US, Israel warn Iran of force if nuclear diplomacy fails
US President Joe Biden’s administration hinted Wednesday it could use force if diplomacy fails on Iran’s nuclear program, rallying more closely than ever behind warnings by Israel.
S President Joe Biden’s administration hinted Wednesday it could use force if diplomacy fails on Iran’s nuclear program, rallying more closely than ever behind warnings by Israel.
As negotiations with Iran remain at a standstill, US Secretary of State Antony Blinken held three-way talks with the top diplomats of Israel and the United Arab Emirates, two US allies which established relations last year amid shared concerns about Tehran.
Blinken renewed Biden’s offer to re-enter a 2015 nuclear agreement, trashed by former president Donald Trump, in which Iran drastically scaled back nuclear activity in return for unfulfilled promises of sanctions relief.
“We’re united in the proposition that Iran cannot be allowed to acquire a nuclear weapon,” Blinken told a joint news conference in Washington.
“We believe that the diplomatic path is the most effective way to ensure that that doesn’t happen,” he said.
But he said Iran has already had nine months since Biden’s election to demonstrate its commitment.
“With every passing day, and Iran’s refusal to engage in good faith, the runway gets get short,” Blinken said.
“We are prepared to turn to other options if Iran doesn’t change course,” he warned.
He did not elaborate — but Israeli Foreign Minister Yair Lapid, without being contradicted, said of Blinken’s comments: “I think everybody understands — here in Israel and in the Emirates and in Tehran — what it is that we mean.”
Lapid earlier said that both he and Blinken, as sons of Holocaust survivors, “know there are moments when nations must use force to protect the world from evil.”
“If a terror regime is going to acquire a nuclear weapon, we must act.
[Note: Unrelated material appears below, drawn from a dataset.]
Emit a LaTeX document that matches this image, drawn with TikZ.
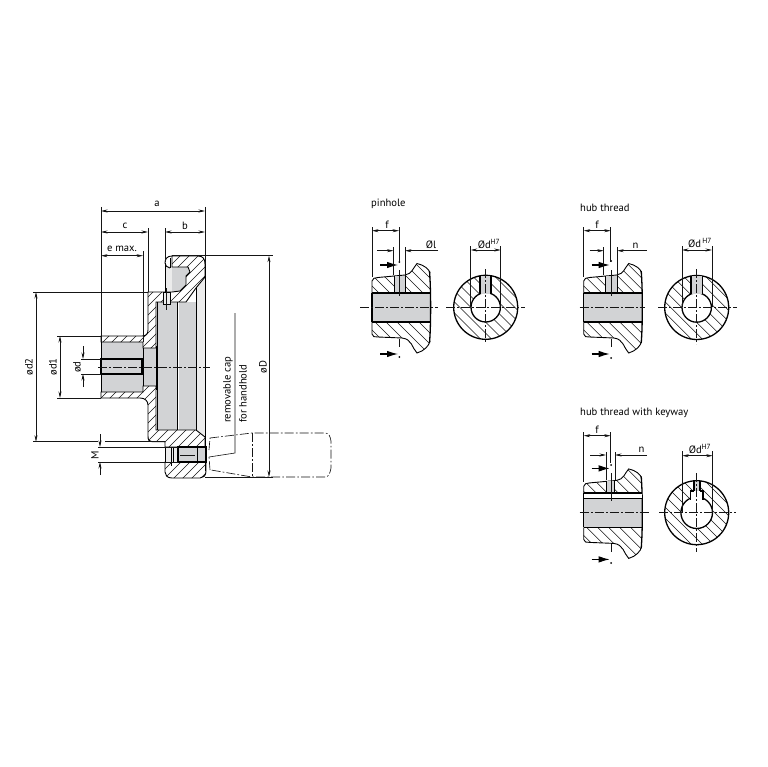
\documentclass[tikz,border=0pt]{standalone}
\usepackage{fontspec}
\setmainfont{PT Sans}
\usetikzlibrary{arrows.meta}
\definecolor{ink}{HTML}{151515}
\definecolor{cavity}{HTML}{D2D3D5}
\definecolor{pale}{HTML}{ECECEC}
\tikzset{
  ext/.style={draw=ink,line width=.6pt},
  dimline/.style={draw=ink,line width=.6pt,{Stealth[length=6.5pt,width=3pt]}-{Stealth[length=6.5pt,width=3pt]}},
  dimend/.style={draw=ink,line width=.6pt,-{Stealth[length=6.5pt,width=3pt]}},
  edge/.style={draw=black,line width=.9pt},
  heavy/.style={draw=black,line width=1.3pt},
  hatchline/.style={draw=ink,line width=.5pt},
  centre/.style={draw=ink,line width=.65pt,dash pattern=on 9pt off 2.2pt on 1.6pt off 2.2pt},
  secarrow/.style={draw=black,line width=1.1pt,-{Latex[length=11pt,width=6.5pt]}},
  label/.style={font=\fontsize{10.6}{12}\selectfont,text=black,inner sep=0pt},
  rlabel/.style={label,rotate=90},
}
% main part hatching: rising lines
\newcommand{\hatchup}[1]{\begin{scope}\clip #1;
  \foreach \k in {400,409,...,700}{\draw[hatchline] (\k-700,700) -- (\k,0);}
  \end{scope}\draw[edge] #1;}
% detail hatching: falling lines
\newcommand{\hatchdn}[1]{\begin{scope}\clip #1;
  \foreach \k in {20,31,...,180}{\draw[hatchline] (\k,0) -- (\k+600,600);}
  \end{scope}}
% section view of the hub, drawn in the coordinates of the first detail
\newcommand{\hubsection}[2]{%
  \hatchdn{(372,293) -- (372,281) .. controls (372,278) and (375,278) .. (378,277.5) -- (405,275) .. controls (412,274) and (413,268) .. (417,263.5) .. controls (424,265) and (429,269) .. (430,273) -- (430,293) -- cycle}
  \hatchdn{(372,322) -- (372,334) .. controls (372,337) and (375,337) .. (378,337) -- (402,338) .. controls (412,339) and (412,348) .. (417,353) .. controls (424,351) and (429,346) .. (430,341) -- (430,322) -- cycle}
  \draw[edge] (372,293) -- (372,281) .. controls (372,278) and (375,278) .. (378,277.5) -- (405,275) .. controls (412,274) and (413,268) .. (417,263.5) .. controls (424,265) and (429,269) .. (430,273);
  \draw[edge] (372,322) -- (372,334) .. controls (372,337) and (375,337) .. (378,337) -- (402,338) .. controls (412,339) and (412,348) .. (417,353) .. controls (424,351) and (429,346) .. (430,341);
  \draw[heavy] (429.5,271) .. controls (431,290) and (431,325) .. (429.5,343);
  \fill[cavity] (#1,276) rectangle (#2,293);
  \draw[edge] (#1,276) -- (#1,293) (#2,275) -- (#2,293);
}
\newcommand{\ringhatch}[2]{%
  \begin{scope}\clip (#1,#2) circle (32);
  \pgfmathsetmacro{\kst}{#1-#2-48}\pgfmathsetmacro{\ksn}{\kst+11}\pgfmathsetmacro{\ken}{#1-#2+48}
  \foreach \k in {\kst,\ksn,...,\ken}{\draw[hatchline] (\k,0) -- (\k+800,800);}
  \end{scope}}
\begin{document}
\begin{tikzpicture}[x=1pt,y=-1pt]
\useasboundingbox[fill=white] (0,0) rectangle (767,767);

%% ---------- main part ----------
% cavities
\fill[cavity] (101,342) rectangle (143,392);
\fill[cavity] (143,348) rectangle (156,386);
\fill[cavity] (157,302) rectangle (177,430);
\fill[cavity] (179,302) rectangle (196,430);
\fill[pale] (196,288) -- (205,277) -- (205,437) -- (196,430) -- cycle;
\fill[pale] (165,266) rectangle (172,292);
\fill[cavity] (172,267) -- (188,267) -- (190,272) -- (186,276) -- (186,285) -- (180,291) -- (172,291) -- cycle;
% hatched sections
\hatchup{(101,336) -- (142,336) .. controls (146,336) and (148,334) .. (148,330) -- (148,292) -- (172,292) -- (180,291) -- (186,285) -- (186,276) -- (190,272) -- (188,267) -- (172,267) -- (172,256) -- (198,256) .. controls (203,256) and (205,259) .. (205,264) -- (205,277) -- (196,288) -- (186,302) -- (156,302) -- (156,348) -- (143,348) -- (143,342) -- (101,342) -- cycle}
\hatchup{(101,392) -- (143,392) -- (143,386) -- (156,386) -- (156,430) -- (196,430) -- (205,437) -- (205,447) -- (165,447) -- (165,441.7) -- (152,441.7) .. controls (149,441.7) and (148,440) .. (148,436) -- (148,405) .. controls (148,401) and (145,398) .. (140,398) -- (101,398) -- cycle}
\hatchup{(165,462) -- (206,462) -- (206,471) .. controls (206,476) and (203,478) .. (200,478) -- (172,478) .. controls (167,478) and (165,475) .. (165,472) -- cycle}
% rim nose
\draw[edge] (172,256) .. controls (167,256) and (165,259) .. (165,263) .. controls (165,266) and (167,267) .. (170,268);
\draw[edge] (170,258) -- (170,268);
\draw[edge] (165,263) -- (165,292);
% grooves
\draw[heavy] (156.5,346) -- (156.5,390);
\draw[edge] (157,302) -- (157,430);
\draw[heavy] (177.5,302) -- (177.5,430);
\draw[edge] (196,288) -- (196,430);
\draw[edge] (205,264) -- (205,471);
% pin hole
\fill[pale] (163,292) rectangle (170,304);
\draw[edge] (163,292) rectangle (170,304);
\draw[ext] (166.5,288) -- (166.5,310);
% bore d
\draw[heavy] (101,359) rectangle (142,374);
\draw[edge] (101,342) -- (101,392);
\draw[edge] (143,348) -- (143,386);
% screw seat
\fill[pale] (165,447) rectangle (178,462);
\fill[cavity] (178,447) rectangle (206,462);
\draw[edge] (171,447) -- (171,466) (173,447) -- (173,462);
\draw[heavy] (178,447) -- (206,447) -- (206,462) -- (178,462) -- cycle;
\draw[edge] (197,447) -- (197,462);
\draw[edge] (165,447) -- (165,462);
\draw[ext] (180,455) -- (195,455);
% centre line
\draw[centre] (98,367) -- (210,367);
% handle
\draw[centre] (210,438) -- (252,433) -- (325,433) .. controls (329,433) and (330,436) .. (331,441) -- (331,468) .. controls (330,473) and (329,477) .. (325,477) -- (252,477) -- (211,470) (210,470) -- (209,457) (209,450) -- (210,438);
\draw[centre] (252,433) -- (252,477);
% leader
\draw[ext] (235,313) -- (235,453) -- (209,457);

% extension lines
\draw[ext] (101,207) -- (101,342);
\draw[ext] (205,207) -- (205,264);
\draw[ext] (148,228) -- (148,292);
\draw[ext] (143,251) -- (143,342);
\draw[ext] (165,228) -- (165,262);
\draw[ext] (33,292) -- (148,292);
\draw[ext] (33,441.7) -- (98,441.7) (105,441.7) -- (165,441.7);
\draw[ext] (57,336) -- (101,336);
\draw[ext] (57,398) -- (101,398);
\draw[ext] (81,359) -- (101,359);
\draw[ext] (81,374) -- (101,374);
\draw[ext] (98,447) -- (178,447);
\draw[ext] (98,462) -- (178,462);
\draw[ext] (172,255.7) -- (273,255.7);
\draw[ext] (205,477) -- (273,477);
% dimensions
\draw[dimline] (101,211) -- (205,211);
\draw[dimline] (101,232) -- (148,232);
\draw[dimline] (165,232) -- (205,232);
\draw[dimline] (101,255.7) -- (143,255.7);
\draw[dimline] (36,292) -- (36,441.7);
\draw[dimline] (60,336) -- (60,398);
\draw[dimend] (83,346) -- (83,359);
\draw[dimend] (83,387) -- (83,374);
\draw[dimend] (100,434) -- (100,447);
\draw[dimend] (100,475) -- (100,462);
\draw[dimline] (269,255.7) -- (269,477);
% labels
\node[label] (la) at (157,204) {a};
\node[label] (lc) at (125,226) {c};
\node[label] (lb) at (185,226) {b};
\node[label] (le) at (122,249) {e max.};
\node[rlabel] (ld2) at (29,367) {ød2};
\node[rlabel] (ld1) at (53,367) {ød1};
\node[rlabel] (ld) at (77,367) {ød};
\node[rlabel] (lM) at (95,455) {M};
\node[rlabel] (lD) at (263,367) {øD};
\node[rlabel,anchor=west] (lcap) at (228,423) {removable cap};
\node[rlabel,anchor=west] (lhold) at (243,423) {for handhold};

%% ---------- pinhole ----------
\node[label,anchor=west] (t1) at (371,204) {pinhole};
\fill[cavity] (372,293) rectangle (430,322);
\hubsection{394}{405}
\draw[heavy] (372,293) -- (430,293) (430,322) -- (372,322);
\draw[heavy] (372,293) -- (372,322);
\draw[centre] (360,307.3) -- (438,307.3);
\draw[ext] (399.5,270) -- (399.5,296);
\draw[ext] (399.5,339) -- (399.5,347);
\draw[secarrow] (380,265) -- (398,265);
\draw[secarrow] (380,354) -- (398,354);
\fill (399.3,262) circle (1) (399.3,357) circle (1);
\draw[ext] (372,227) -- (372,277);
\draw[ext] (399,227) -- (399,262);
\draw[ext] (393.5,247) -- (393.5,275);
\draw[ext] (405,247) -- (405,275);
\draw[dimline] (372,230.7) -- (399,230.7);
\draw[dimend] (377,250.7) -- (393.5,250.7);
\draw[dimend] (438,250.7) -- (405,250.7);
\node[label] (lf1) at (387,225) {f};
\node[label] (ll1) at (431,245) {Øl};
% ring
\ringhatch{485.7}{307.3}
\fill[white] (485.7,307.3) circle (14.7);
\draw[heavy] (485.7,307.3) circle (32);
\draw[heavy] (485.7,307.3) circle (14.7);
\fill[cavity] (480,276) rectangle (491,293.5);
\draw[heavy] (480,276) -- (480,294) (491,276) -- (491,294);
\draw[centre] (446,307.3) -- (525,307.3);
\draw[centre] (485.7,269) -- (485.7,342);
\draw[ext] (470.7,246) -- (470.7,307);
\draw[ext] (500.7,246) -- (500.7,307);
\draw[dimline] (470.7,250) -- (500.7,250);
\node[label] (ld3) at (489,244) {Ød\textsuperscript{H7}};

%% ---------- hub thread ----------
\begin{scope}[shift={(211.7,0)}]
\fill[cavity] (372,293) rectangle (430,322);
\hubsection{393.5}{405.5}
\draw[heavy] (372,293) -- (430,293) (430,322) -- (372,322);
\draw[heavy] (372,293) -- (372,322);
\draw[ext] (399.5,270) -- (399.5,296);
\draw[ext] (399.5,339) -- (399.5,347);
\draw[secarrow] (380,265) -- (398,265);
\draw[secarrow] (380,354) -- (398,354);
\fill (399.3,261) circle (1) (399.3,358) circle (1);
\draw[centre] (368,307.3) -- (433,307.3);
\draw[ext] (372,227) -- (372,277);
\draw[ext] (399,227) -- (399,262);
\draw[ext] (392,247) -- (392,275);
\draw[ext] (405.5,247) -- (405.5,275);
\draw[dimline] (372,230.7) -- (399,230.7);
\draw[dimend] (378,250.7) -- (392,250.7);
\draw[dimend] (435,250.7) -- (405.5,250.7);
\end{scope}
\node[label,anchor=west] (t2) at (580,208) {hub thread};
\node[label] (lf2) at (597,225) {f};
\node[label] (ln2) at (635.5,246) {n};
\ringhatch{696.7}{307.5}
\fill[white] (696.7,307.5) circle (14.7);
\draw[heavy] (696.7,307.5) circle (32);
\draw[heavy] (696.7,307.5) circle (14.7);
\fill[cavity] (691,276) rectangle (702.5,293.5);
\draw[heavy] (691,276) -- (691,294) (702.5,276) -- (702.5,294);
\draw[centre] (658,307.5) -- (737,307.5);
\draw[centre] (696.7,269) -- (696.7,344);
\draw[ext] (682,246) -- (682,307);
\draw[ext] (712,246) -- (712,307);
\draw[dimline] (682,250) -- (712,250);
\node[label] (ld4) at (700,243) {Ød\textsuperscript{\,H7}};

%% ---------- hub thread with keyway ----------
\begin{scope}[shift={(211.7,205.4)}]
\fill[cavity] (372,293) rectangle (430,322);
\hubsection{394.5}{402.5}
\fill[white] (372,287.6) rectangle (430,293);
\draw[heavy] (372,287.6) -- (430,287.6);
\draw[heavy] (372,293) -- (430,293) (430,322) -- (372,322);
\draw[heavy] (372,287.6) -- (372,322);
\draw[ext] (399.5,268) -- (399.5,296);
\draw[ext] (399.5,339) -- (399.5,347);
\draw[secarrow] (380,263) -- (398,263);
\draw[secarrow] (380,354) -- (398,354);
\fill (399.3,259.6) circle (1) (399.3,357.6) circle (1);
\draw[centre] (368,307.3) -- (438,307.3);
\draw[ext] (372,227) -- (372,277);
\draw[ext] (399,227) -- (399,258);
\end{scope}
\draw[ext] (606,452) -- (606,480);
\draw[ext] (615,452) -- (615,480);
\draw[dimline] (583.7,435.7) -- (610.7,435.7);
\draw[dimend] (590,455) -- (606,455);
\draw[dimend] (647,455) -- (615,455);
\node[label,anchor=west] (t3) at (580,412.5) {hub thread with keyway};
\node[label] (lf3) at (597,430) {f};
\node[label] (ln3) at (641.5,450) {n};
\ringhatch{696.7}{512.7}
\fill[white] (696.7,512.7) circle (15.8);
\draw[heavy] (696.7,512.7) circle (32);
\draw[heavy] (696.7,512.7) circle (15.8);
\fill[white] (690.7,491) rectangle (703,502);
\draw[heavy] (690.7,499.6) -- (690.7,491) -- (694,491) (700,491) -- (703,491) -- (703,499.6);
\fill[cavity] (694,481.5) rectangle (700,491);
\draw[heavy] (694,481) -- (694,491) (700,481) -- (700,491);
\draw[centre] (659,512.7) -- (736,512.7);
\draw[centre] (696.7,473) -- (696.7,552);
\draw[ext] (682.3,451) -- (682.3,512);
\draw[ext] (712.7,451) -- (712.7,512);
\draw[dimline] (682.3,455.7) -- (712.7,455.7);
\node[label] (ld5) at (700,449) {Ød\textsuperscript{H7}};
\end{tikzpicture}
\end{document}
We must make clear the civilized world won’t allow it,” Lapid said.
“Israel reserves the right to act at any given moment in any way. That is not only our right; it is also our responsibility.”
– US ‘realistic’ on future –
Iran and the United States held six rounds of indirect talks this year on returning to compliance, with a European Union mediator shuttling between the two sides in Vienna hotel rooms.
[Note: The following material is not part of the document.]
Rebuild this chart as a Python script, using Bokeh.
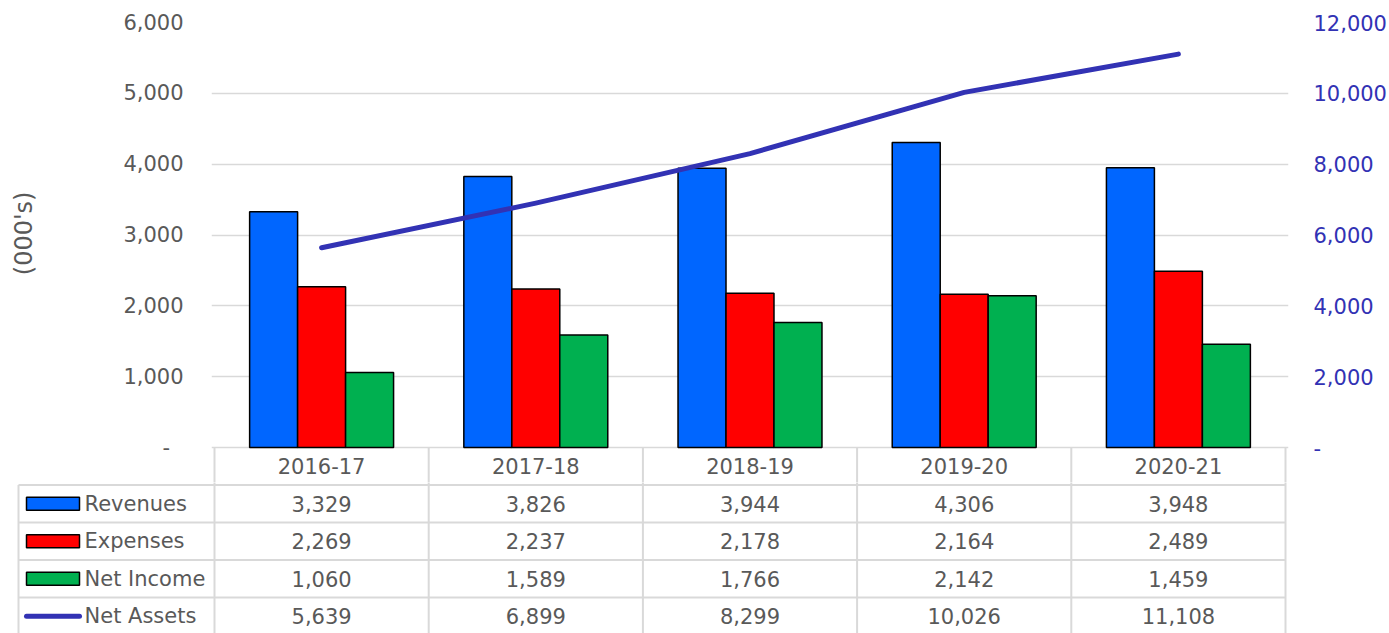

Talks were last held in June before the inauguration of a new hardline Iranian government that took over from President Hassan Rouhani, who had sought a better relationship with the West.
Rob Malley, the US negotiator, rejected suggestions that the talks had failed to make progress but he said the United States was still waiting for Iran to move forward.
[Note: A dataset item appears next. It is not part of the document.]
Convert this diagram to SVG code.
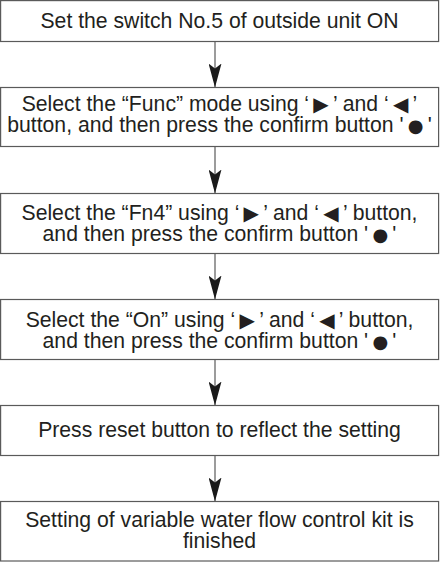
<svg xmlns="http://www.w3.org/2000/svg" width="440" height="562" viewBox="0 0 440 562">
  <style>
    .box { fill: #ffffff; stroke: #5a5a5a; stroke-width: 1.2; }
    .txt { font-family: "Liberation Sans", Arial, sans-serif; font-size: 21.2px; fill: #231f20; text-anchor: middle; }
    .sym { font-family: "DejaVu Sans", sans-serif; font-size: 20px; }
    .dot { font-family: "DejaVu Sans", sans-serif; font-size: 18px; }
    .conn { stroke: #5a5a5a; stroke-width: 1.2; fill: none; marker-end: url(#head); }
  </style>
  <defs>
    <marker id="head" viewBox="0 0 24 13" refX="24" refY="6.5" markerWidth="24" markerHeight="13" markerUnits="userSpaceOnUse" orient="auto">
      <path d="M24,6.5 L0,0 L5,6.5 L0,13 Z" fill="#1a1a1a"/>
    </marker>
  </defs>
  <rect width="440" height="562" fill="#ffffff"/>

  <g id="connectors">
    <line class="conn" x1="215" y1="41.5" x2="215" y2="87.5"/>
    <line class="conn" x1="215" y1="146.5" x2="215" y2="193.5"/>
    <line class="conn" x1="215" y1="253.5" x2="215" y2="299.5"/>
    <line class="conn" x1="215" y1="359.5" x2="215" y2="405.5"/>
    <line class="conn" x1="215" y1="455.5" x2="215" y2="501.5"/>
  </g>

  <g id="step1">
    <rect class="box" x="0.6" y="0.6" width="438" height="40.9"/>
    <text class="txt" x="219.5" y="27.5">Set the switch No.5 of outside unit ON</text>
  </g>

  <g id="step2">
    <rect class="box" x="0.6" y="87.5" width="438" height="59"/>
    <text class="txt"><tspan x="219.5" y="111">Select the “Func” mode using ‘&#8201;<tspan class="sym">▶</tspan>&#8201;’ and ‘&#8201;<tspan class="sym">◀</tspan>&#8201;’</tspan><tspan x="219.5" y="131.5">button, and then press the confirm button '&#8201;<tspan class="dot">●</tspan>&#8201;'</tspan></text>
  </g>

  <g id="step3">
    <rect class="box" x="0.6" y="193.5" width="438" height="60"/>
    <text class="txt"><tspan x="219.5" y="219.5">Select the “Fn4” using ‘&#8201;<tspan class="sym">▶</tspan>&#8201;’ and ‘&#8201;<tspan class="sym">◀</tspan>&#8201;’ button,</tspan><tspan x="219.5" y="240.5">and then press the confirm button '&#8201;<tspan class="dot">●</tspan>&#8201;'</tspan></text>
  </g>

  <g id="step4">
    <rect class="box" x="0.6" y="299.5" width="438" height="60"/>
    <text class="txt"><tspan x="219.5" y="326.5">Select the “On” using ‘&#8201;<tspan class="sym">▶</tspan>&#8201;’ and ‘&#8201;<tspan class="sym">◀</tspan>&#8201;’ button,</tspan><tspan x="219.5" y="347.5">and then press the confirm button '&#8201;<tspan class="dot">●</tspan>&#8201;'</tspan></text>
  </g>

  <g id="step5">
    <rect class="box" x="0.6" y="405.5" width="438" height="50"/>
    <text class="txt" x="219.5" y="436.7">Press reset button to reflect the setting</text>
  </g>

  <g id="step6">
    <rect class="box" x="0.6" y="501.5" width="438" height="59.5"/>
    <text class="txt"><tspan x="219.5" y="526.7">Setting of variable water flow control kit is</tspan><tspan x="219.5" y="548.3">finished</tspan></text>
  </g>
</svg>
“We feel like coming back would still be the best outcome but we’re realistic,” Malley said at an event at the Carnegie Endowment for International Peace.
“We know that there’s at least a good possibility that Iran is going to choose a different path and we need to coordinate with Israel and with our other partners in the region,” Malley said.
After taking part in the talks with Israel and the UAE, Malley said he would head in the coming days to the UAE as well as Saudi Arabia and Qatar.
Iran denies it is seeking a nuclear weapon, which the clerical state argues is religiously forbidden.
But Tehran believes it needs to defend itself in a hostile neighborhood, with memories still vivid of the brutal 1980-88 war launched by Iraqi dictator Saddam Hussein with backing from the West.
Iran has said repeatedly that it is ready to resume talks “soon” but no date has yet been announced.
Enrique Mora, the EU envoy in charge of reviving the troubled deal, plans to visit Tehran on Thursday in a new bid for progress.
Few experts expect Biden to favor military action against Iran, a more formidable foe than Afghanistan’s Taliban or Saddam’s Iraq, after Biden made the high-stakes decision to leave Afghanistan.
But Israel has already been engaged in a shadow war with Tehran, targeting Iranian military sites in ally Syria and carrying out a sabotage campaign inside Iran against its nuclear program.
Former prime minister Benjamin Netanyahu vehemently opposed the 2015 nuclear accord and openly campaigned against then president Barack Obama’s diplomacy.
Lapid, a centrist who cobbled together a coalition to oust the veteran right-wing Netanyahu, has promised a more collaborative approach with Washington, mindful of the backlash Israel has faced from the Democratic Party.